I’m switching things up a bit this year, trying to keep the blog fresh. I will review a self-help book, or in the case of January, a self-help movie, the first Thursday of every month. I’ve certainly read my share.
One thing you’re going to learn about me is my skepticism. You may think I am a negative person, but I’m really not. Positivity is my number four strength, according to the Clifton Stengthsfinder assessment. But I’m skeptical. Or maybe I should say I’m wary of being conned.
My then-manager showed the Rachel Hollis documentary Made for More to us as a team building exercise. Rachel Hollis, in case you didn’t know (and I didn’t), is a guru of self-help for women. Her book Girl, Wash your Face was a best seller. A friend recently told me there have been accusations of plagiarism, but I don’t really know enough about it to comment. What I do know is the first half of the movie. (I declined to watch the second half, which was shown in another team meeting).
The first thing that struck me about this movie was while Rachel was discussing how her organization is all about empowering women, the video showed her husband driving the family van with the caption: CEO of her company (The Hollis Company). I thought an empowered woman would be empower other women. Making your husband CEO of your company seems contradictory.
Further into the movie Rachel tells us about her boob job. How she hated her breasts because after nursing four children they were like yogurt, so she decided to get a boob job to increase her self-esteem/body image/whatever.
After she has justified why she wanted a boob job, she went to a scene from one of her RISE sessions (3-day personal growth conferences) where she asked the attendees how they felt about their bodies. Everyone was in tears, because everyone hated something about their bodies. It was very moving.

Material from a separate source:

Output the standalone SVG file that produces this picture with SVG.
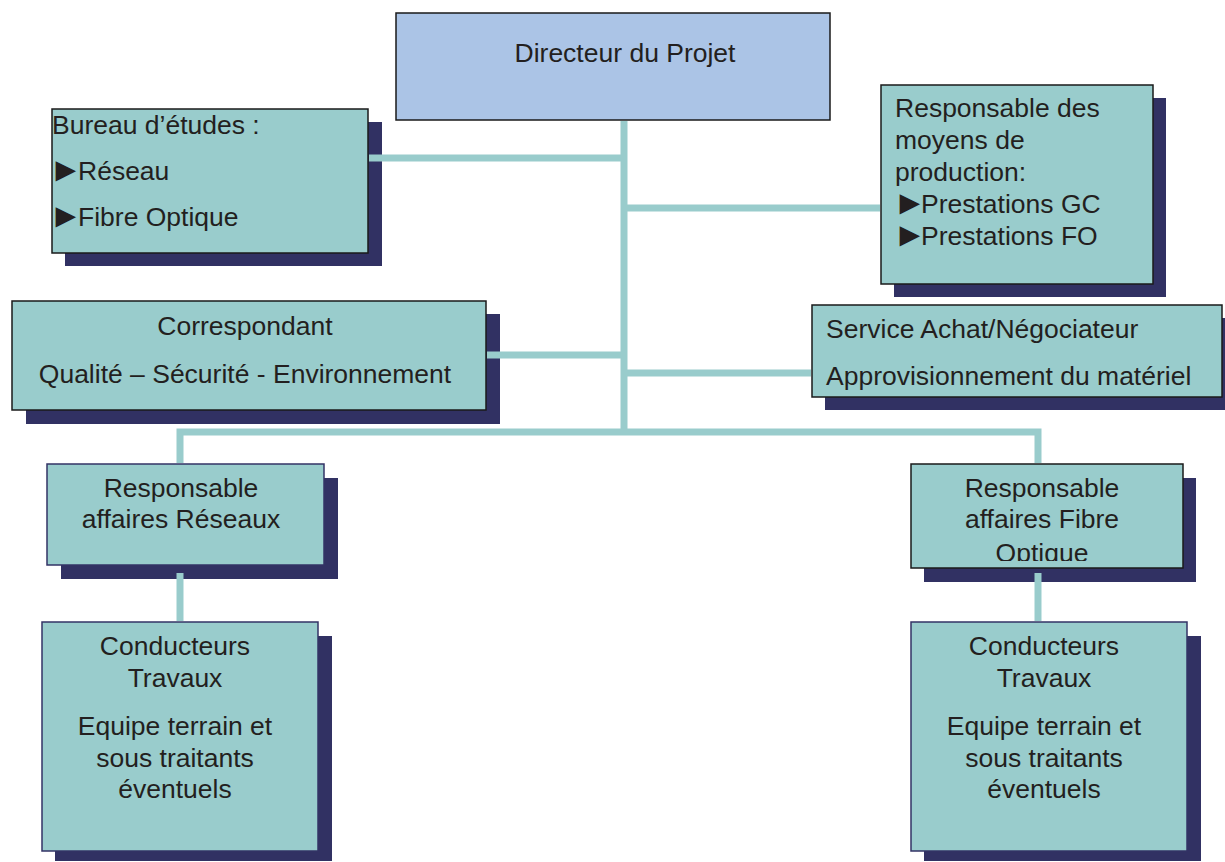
<svg xmlns="http://www.w3.org/2000/svg" width="1225" height="862" viewBox="0 0 1225 862">
  <style>
    .shadow { fill: #313163; }
    .box { fill: #99cccc; stroke: #1a1a1a; stroke-width: 1.5; }
    .box-navy { fill: #99cccc; stroke: #333366; stroke-width: 1.5; }
    .head { fill: #abc4e6; stroke: #1a1a1a; stroke-width: 1.5; }
    .link { stroke: #99cccc; stroke-width: 7; fill: none; }
    text { font-family: "Liberation Sans", Arial, sans-serif; font-size: 26.5px; fill: #231f20; }
    .c { text-anchor: middle; }
    .bullet { font-size: 34px; letter-spacing: -9px; }
  </style>
  <defs>
    <clipPath id="clip-fo"><rect x="911" y="464" width="272" height="97"/></clipPath>
  </defs>

  <rect width="1225" height="862" fill="#ffffff"/>

  <!-- Directeur du Projet -->
  <g id="directeur">
    <rect class="head" x="396" y="13" width="434" height="107"/>
    <text class="c" x="625" y="62">Directeur du Projet</text>
  </g>

  <!-- Bureau d'études -->
  <g id="bureau-etudes">
    <rect class="shadow" x="65" y="122" width="317" height="144"/>
    <rect class="box" x="52" y="109" width="316" height="144"/>
    <text x="52" y="134">Bureau d’études :</text>
    <text class="bullet" x="49" y="181">►</text>
    <text x="78" y="180">Réseau</text>
    <text class="bullet" x="49" y="227">►</text>
    <text x="78" y="226">Fibre Optique</text>
  </g>

  <!-- Responsable des moyens de production -->
  <g id="moyens-production">
    <rect class="shadow" x="894" y="98" width="272" height="199"/>
    <rect class="box" x="881" y="85" width="272" height="199"/>
    <text x="895" y="117">Responsable des</text>
    <text x="895" y="149">moyens de</text>
    <text x="895" y="181">production:</text>
    <text class="bullet" x="893" y="214">►</text>
    <text x="921" y="213">Prestations GC</text>
    <text class="bullet" x="893" y="246">►</text>
    <text x="921" y="245">Prestations FO</text>
  </g>

  <!-- Correspondant QSE -->
  <g id="correspondant-qse">
    <rect class="shadow" x="26" y="314" width="474" height="110"/>
    <rect class="box" x="12" y="301" width="474" height="109"/>
    <text class="c" x="245" y="335">Correspondant</text>
    <text class="c" x="245" y="383">Qualité – Sécurité - Environnement</text>
  </g>

  <!-- Service Achat -->
  <g id="service-achat">
    <rect class="shadow" x="825" y="318" width="400" height="92"/>
    <rect class="box" x="812" y="305" width="410" height="92"/>
    <text x="826" y="338">Service Achat/Négociateur</text>
    <text x="826" y="385">Approvisionnement du matériel</text>
  </g>

  <!-- Responsable affaires Réseaux -->
  <g id="affaires-reseaux">
    <rect class="shadow" x="61" y="478" width="277" height="101"/>
    <rect class="box-navy" x="47" y="464" width="277" height="101"/>
    <text class="c" x="181" y="497">Responsable</text>
    <text class="c" x="181" y="528">affaires Réseaux</text>
  </g>

  <!-- Responsable affaires Fibre Optique -->
  <g id="affaires-fibre">
    <rect class="shadow" x="924" y="478" width="272" height="104"/>
    <rect class="box" x="911" y="464" width="272" height="104"/>
    <g clip-path="url(#clip-fo)">
      <text class="c" x="1042" y="497">Responsable</text>
      <text class="c" x="1042" y="528">affaires Fibre</text>
      <text class="c" x="1042" y="562">Optique</text>
    </g>
  </g>

  <!-- Conducteurs Travaux (Réseaux) -->
  <g id="conducteurs-reseaux">
    <rect class="shadow" x="55" y="636" width="277" height="225"/>
    <rect class="box-navy" x="42" y="622" width="276" height="229"/>
    <text class="c" x="175" y="655">Conducteurs</text>
    <text class="c" x="175" y="687">Travaux</text>
    <text class="c" x="175" y="735">Equipe terrain et</text>
    <text class="c" x="175" y="767">sous traitants</text>
    <text class="c" x="175" y="798">éventuels</text>
  </g>

  <!-- Conducteurs Travaux (Fibre Optique) -->
  <g id="conducteurs-fibre">
    <rect class="shadow" x="924" y="636" width="277" height="225"/>
    <rect class="box-navy" x="911" y="622" width="276" height="229"/>
    <text class="c" x="1044" y="655">Conducteurs</text>
    <text class="c" x="1044" y="687">Travaux</text>
    <text class="c" x="1044" y="735">Equipe terrain et</text>
    <text class="c" x="1044" y="767">sous traitants</text>
    <text class="c" x="1044" y="798">éventuels</text>
  </g>

  <!-- connectors, drawn over the drop shadows -->
  <g id="connectors">
    <line class="link" x1="624" y1="121" x2="624" y2="433"/>
    <line class="link" x1="369" y1="158" x2="627" y2="158"/>
    <line class="link" x1="621" y1="208" x2="880" y2="208"/>
    <line class="link" x1="487" y1="355" x2="627" y2="355"/>
    <line class="link" x1="621" y1="373" x2="811" y2="373"/>
    <polyline class="link" points="180,463 180,432 1038,432 1038,463"/>
    <line class="link" x1="180" y1="573" x2="180" y2="621"/>
    <line class="link" x1="1038" y1="573" x2="1038" y2="621"/>
  </g>
</svg>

She went on and on about how awful it was that these women hated their bodies.
I had a problem with this–not with her having a boob job–but the mixed message (and her tears) she sent to that conference of crying women with body image issues. If I had been in the audience that day, I would have felt used.
In about 40 minutes of documentary, the woman managed to turn me off. Not every “method” of self-help works for every person. Rachel Hollis is not my guru.